Parecem ser poucos os que recordam os princípios básicos da política segundo os quais as sociedades organizam-se de acordo com os meios de produção de cada momento. Ora essa social-democracia do passado tornou-se numa impossibilidade científica numa altura em que o pós-globalização não trava um tipo de economia, que assenta na precarização dos empregos e a sua exiguidade para as gerações mais novas.
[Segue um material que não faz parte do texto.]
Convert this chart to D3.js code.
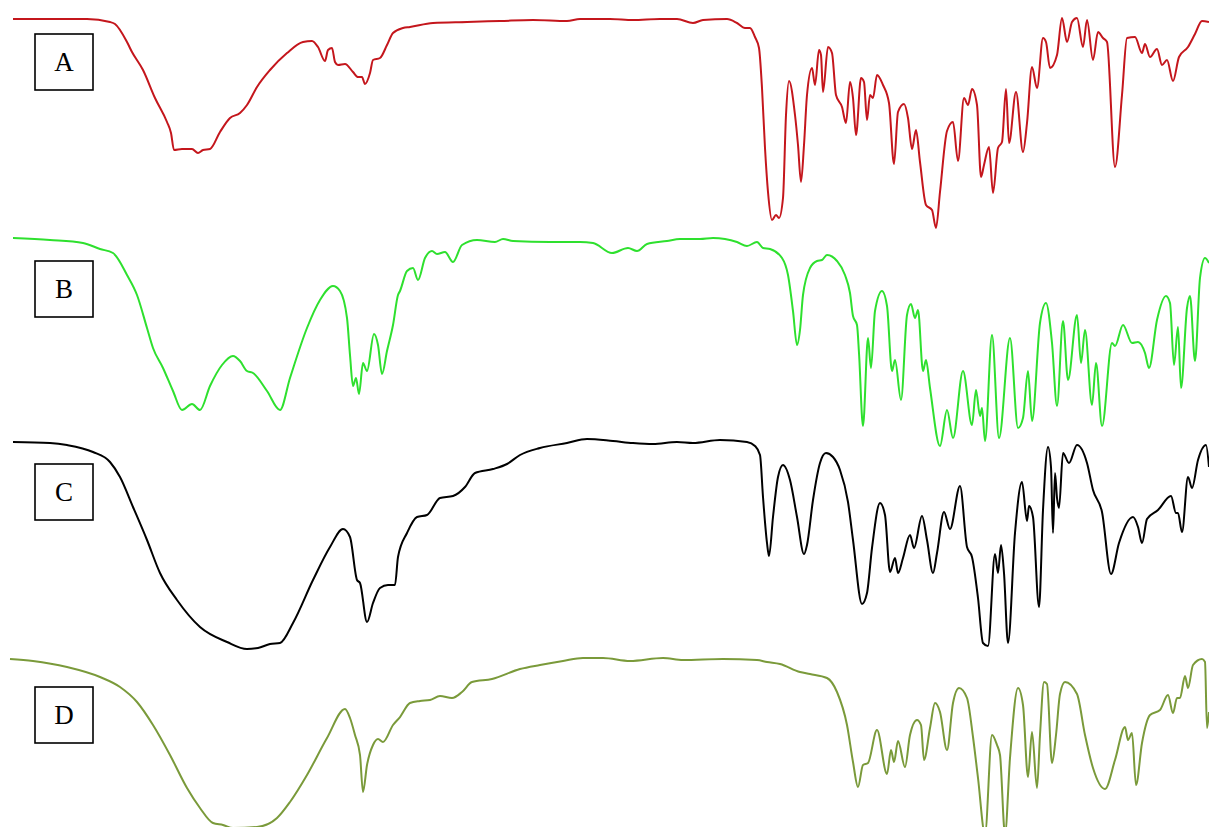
<!DOCTYPE html>
<html>
<head>
<meta charset="utf-8">
<script src="https://cdn.jsdelivr.net/npm/d3@7"></script>
<style>
  html, body { margin: 0; padding: 0; background: #fff; }
  svg { display: block; }
</style>
</head>
<body>
<svg id="chart" width="1209" height="827"></svg>
<script>
// FTIR spectra, stacked. Each point: [wavenumber (cm-1), relative transmittance]
const sampleLabels = ["A", "B", "C", "D"];
const sampleColors = ["#c4161c", "#2ee02e", "#000000", "#7a9a3a"];

const spectrumA = [
  [3991,106.5],[3931,106.5],[3829,106.5],[3769,106.5],[3700,105],[3685,104],[3649,95],[3634,90],
  [3601,81],[3565,67],[3529,55],[3517,49.5],[3508,41],[3484,41.5],[3454,41.5],[3436,39.5],
  [3421,41],[3400,41.5],[3370,50],[3340,57],[3310,59.5],[3289,63.5],[3259,72.5],[3220,81],
  [3169,89.5],[3121,95],[3094,95.5],[3076,92.5],[3055,85.5],[3046,91],[3034,92],[3025,85],
  [3016,83.5],[2995,84],[2971,80],[2956,77.5],[2944,77.5],[2935,74],[2920,79.5],[2911,86],
  [2890,87],[2869,93.5],[2851,99.5],[2821,102],[2800,102.5],[2731,104.5],[2629,105],[2530,105.5],
  [2431,106],[2329,105.5],[2290,106.5],[2200,106.5],[2131,106],[2050,106.5],[1999,106.5],[1951,104.5],
  [1921,106],[1849,106.5],[1819,104.5],[1795,102],[1780,102],[1765,97.5],[1753,92],[1744,72],
  [1735,42],[1726,20],[1714,6],[1702,8.5],[1693,7],[1681,17],[1672,58.5],[1663,75.5],
  [1645,58.5],[1636,43.5],[1627,25],[1618,43.5],[1609,68.5],[1594,82],[1585,73.5],[1573,91],
  [1567,88.5],[1561,70],[1546,92.5],[1534,89.5],[1522,68.5],[1504,62.5],[1492,54.5],[1480,75],
  [1471,67],[1462,48.5],[1447,77],[1438,75],[1429,56],[1420,68.5],[1411,67],[1399,78.5],
  [1381,73.5],[1363,64.5],[1348,34],[1336,60],[1318,64],[1306,57],[1294,41.5],[1282,51],
  [1270,35],[1252,13.5],[1234,11],[1222,2],[1210,20],[1189,50.5],[1171,55],[1156,35.5],
  [1138,67],[1126,63.5],[1114,71.5],[1099,63.5],[1087,27.5],[1078,33.5],[1063,42.5],[1051,19.5],
  [1036,42],[1024,45],[1012,71.5],[1003,44.5],[982,70],[961,40],[949,54.5],[934,82.5],
  [919,72],[901,97],[892,95],[880,82],[859,88.5],[844,107],[829,95],[814,105],
  [799,107],[781,92.5],[769,106],[751,86],[736,100],[721,97],[709,95],[685,32.5],
  [664,68.5],[649,97],[625,97.5],[604,89.5],[595,94],[580,87.5],[559,91.5],[544,83.5],
  [529,86],[511,75.5],[493,87.5],[466,92.5],[445,99],[424,105.5],[403,105]
];

const spectrumB = [
  [3991,102],[3880,101],[3781,99.5],[3730,96.5],[3691,94.5],[3649,83.5],[3619,73.5],[3589,57],
  [3571,47],[3541,37],[3511,25.5],[3484,16],[3454,19],[3430,16],[3400,28],[3364,38.5],
  [3331,43],[3310,40.5],[3289,35.5],[3271,34.5],[3229,25.5],[3190,16],[3160,32],[3109,57],
  [3070,71],[3031,78],[3010,75.5],[2989,62],[2980,43.5],[2971,28],[2962,32],[2953,24],
  [2941,39.5],[2929,35.5],[2908,54],[2896,48.5],[2884,34],[2869,45.5],[2851,58.5],[2836,73.5],
  [2830,75.5],[2809,85.5],[2791,87],[2776,81],[2755,92],[2734,95.5],[2719,94],[2695,95],
  [2671,90],[2644,98.5],[2599,101],[2545,100],[2521,101.5],[2491,100.5],[2380,100],[2290,100],
  [2251,99.5],[2194,94.5],[2146,97],[2119,95.5],[2089,99],[2029,100.5],[1990,101.5],[1930,101.5],
  [1891,102],[1819,100],[1789,98],[1759,100],[1741,97],[1720,96.5],[1684,92],[1666,83.5],
  [1651,65.5],[1639,48.5],[1630,56],[1621,73.5],[1600,87],[1579,90.5],[1564,91],[1549,93.5],
  [1519,90.5],[1495,83.5],[1480,74.5],[1471,63],[1459,58.5],[1453,44.5],[1441,8],[1426,52],
  [1417,37],[1405,65.5],[1384,75.5],[1369,68],[1354,35.5],[1345,41],[1327,21],[1309,63.5],
  [1297,69],[1285,62],[1276,66],[1261,35.5],[1252,41],[1240,27],[1210,-2],[1189,16],
  [1171,2],[1141,35.5],[1114,8.5],[1102,26],[1090,13],[1084,17],[1075,0.5],[1054,53.5],
  [1033,2],[1000,52],[976,7],[961,12],[946,35.5],[934,10.5],[910,59.5],[892,69.5],
  [874,49.5],[859,18],[841,60.5],[826,31],[799,63.5],[787,39.5],[775,56],[754,18.5],
  [742,39.5],[724,8],[694,49.5],[685,48],[661,58.5],[634,49.5],[616,50],[595,44.5],
  [583,37],[559,61],[532,73],[520,69.5],[508,38.5],[496,57.5],[487,27],[469,67],
  [460,73],[445,40.5],[430,82],[415,92],[403,89.5]
];

const spectrumC = [
  [3991,105],[3880,104.5],[3829,103.5],[3751,100],[3700,95],[3670,87.5],[3631,72.5],[3589,56],
  [3550,39.5],[3499,26],[3430,12.5],[3349,5],[3289,1.5],[3256,2],[3220,4],[3190,4.5],
  [3151,14.5],[3091,36],[3040,52.5],[3001,61.5],[2980,57.5],[2959,36],[2950,34.5],[2929,15],
  [2911,24.5],[2890,32],[2866,33.5],[2845,33.5],[2836,47.5],[2809,59.5],[2779,67.5],[2749,68.5],
  [2710,77],[2671,78],[2635,82.5],[2605,89.5],[2551,91.5],[2509,94],[2470,98.5],[2410,102],
  [2329,104.5],[2269,106.5],[2191,105.5],[2131,104.5],[2071,104],[1999,105],[1951,104.5],[1870,106],
  [1789,105],[1765,103],[1750,98.5],[1741,77.5],[1729,54.5],[1723,48],[1711,67.5],[1696,87.5],
  [1681,93.5],[1660,86],[1639,67.5],[1618,49],[1609,53.5],[1591,76],[1570,94.5],[1552,99.5],
  [1531,97.5],[1510,91],[1486,75],[1471,56],[1444,24],[1429,29.5],[1414,52],[1390,74.5],
  [1375,68.5],[1360,40],[1345,47],[1336,39.5],[1321,47],[1300,58.5],[1288,52],[1264,68],
  [1249,56],[1231,39.5],[1219,49.5],[1198,70],[1180,61.5],[1150,83],[1129,52.5],[1114,47.5],
  [1096,27],[1081,4.5],[1066,3],[1045,49],[1036,39.5],[1027,53.5],[1018,39.5],[1006,4.5],
  [985,59.5],[964,85],[949,65.5],[943,73],[931,67.5],[913,22.5],[901,71],[886,102.5],
  [877,92.5],[871,59.5],[865,89.5],[859,77],[853,72],[841,99.5],[823,94.5],[799,103.5],
  [769,94.5],[751,81],[724,70],[697,39],[673,54.5],[631,67.5],[616,62.5],[604,54.5],
  [589,66.5],[556,71],[517,78],[502,69.5],[496,69.5],[484,60],[466,87.5],[454,82],
  [436,96],[412,103.5],[403,92.5]
];

const spectrumD = [
  [4000,86.5],[3931,85.5],[3829,82.5],[3730,77.5],[3670,72.5],[3619,65],[3571,53.5],[3520,38.5],
  [3469,22],[3430,12],[3391,4.5],[3361,3.5],[3331,2],[3259,2.5],[3199,7],[3160,15],
  [3109,28.5],[3049,47],[2995,61.5],[2980,57],[2965,48.5],[2950,38.5],[2941,20],[2929,33.5],
  [2911,43.5],[2896,46.5],[2881,45],[2851,53.5],[2830,57.5],[2800,64.5],[2770,65.5],[2740,66],
  [2710,68],[2674,67],[2644,70],[2614,75],[2554,76.5],[2470,81.5],[2410,83.5],[2341,85.5],
  [2281,87],[2221,87],[2140,85.5],[2041,87],[1981,86],[1861,86.5],[1759,86],[1729,85],
  [1690,84],[1630,80],[1600,79],[1549,77],[1519,70],[1489,53.5],[1471,35],[1456,22.5],
  [1441,33.5],[1426,34.5],[1399,51],[1369,29],[1357,41],[1348,35],[1336,45.5],[1315,32.5],
  [1300,48.5],[1279,56],[1267,53.5],[1258,36],[1240,52],[1225,64.5],[1210,60],[1189,41],
  [1171,64.5],[1153,72],[1129,67],[1111,47.5],[1096,27],[1075,-1],[1054,48.5],[1039,43.5],
  [1030,38.5],[1015,-1],[1000,37],[976,72],[961,63.5],[946,27.5],[934,50],[919,22],
  [910,48.5],[898,75],[889,74],[874,34.5],[862,48.5],[850,69],[835,75],[799,69],
  [775,48.5],[751,32],[715,21.5],[685,36],[655,52.5],[646,46],[634,49.5],[622,23.5],
  [604,44.5],[580,58.5],[550,61],[526,68.5],[511,59.5],[499,67],[490,67],[475,78],
  [466,72],[451,83.5],[424,86.5],[415,85],[409,52],[403,60]
];

const spectra = [spectrumA, spectrumB, spectrumC, spectrumD];

// Layout: each spectrum gets its own 200px strip; value 0 sits at the strip's baseline
const width = 1209, height = 827;
const stripBase = [232, 442, 652, 832];
const stripSpan = 200;
const boxTop = [34, 261, 464, 687];

const svg = d3.select("#chart");

const x = d3.scaleLinear().domain([4000, 400]).range([10, 1210]);

spectra.forEach((data, i) => {
  const y = d3.scaleLinear().domain([0, 100]).range([stripBase[i], stripBase[i] - stripSpan]);
  const line = d3.line()
    .x(d => x(d[0]))
    .y(d => y(d[1]))
    .curve(d3.curveMonotoneX);

  svg.append("path")
    .datum(data)
    .attr("fill", "none")
    .attr("stroke", sampleColors[i])
    .attr("stroke-width", 2)
    .attr("stroke-linejoin", "round")
    .attr("d", line);
});

// Sample labels in framed boxes
const boxes = svg.selectAll("g.label")
  .data(sampleLabels)
  .join("g")
  .attr("class", "label")
  .attr("transform", (d, i) => `translate(35,${boxTop[i]})`);

boxes.append("rect")
  .attr("width", 58)
  .attr("height", 56)
  .attr("fill", "#fff")
  .attr("stroke", "#000")
  .attr("stroke-width", 1.6);

boxes.append("text")
  .attr("x", 29)
  .attr("y", 28)
  .attr("text-anchor", "middle")
  .attr("dominant-baseline", "central")
  .attr("font-family", "'Liberation Serif', 'Times New Roman', serif")
  .attr("font-size", 27)
  .attr("fill", "#000")
  .text(d => d);
</script>
</body>
</html>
Que, pela primeira vez, tomam como certa a perspetiva de verem o tradicional ascensor social só aceitar como destino os pisos inferiores aos que chegaram os seus pais.

Numa altura em que as extremas-direitas andam a demonstrar que não têm soluções exequíveis para corresponderem aos desafios do futuro e em que o novo governo inglês está a partir os dentes com a tentativa de impor as receitas ultraliberais, é altura das esquerdas fincarem os pés onde estão e daí partirem, resolutamente, à conquista do terreno político e cultural perdido nas últimas décadas. Mesmo contando com a quase exclusiva ocupação do espaço de opinião pelos que a diabolizarão como verdadeiro inimigo, importa lançarem uma Revolução tão definitiva quanto as do passado quando antigos regimes davam lugar aos que coincidiam com os imperativos das épocas seguintes.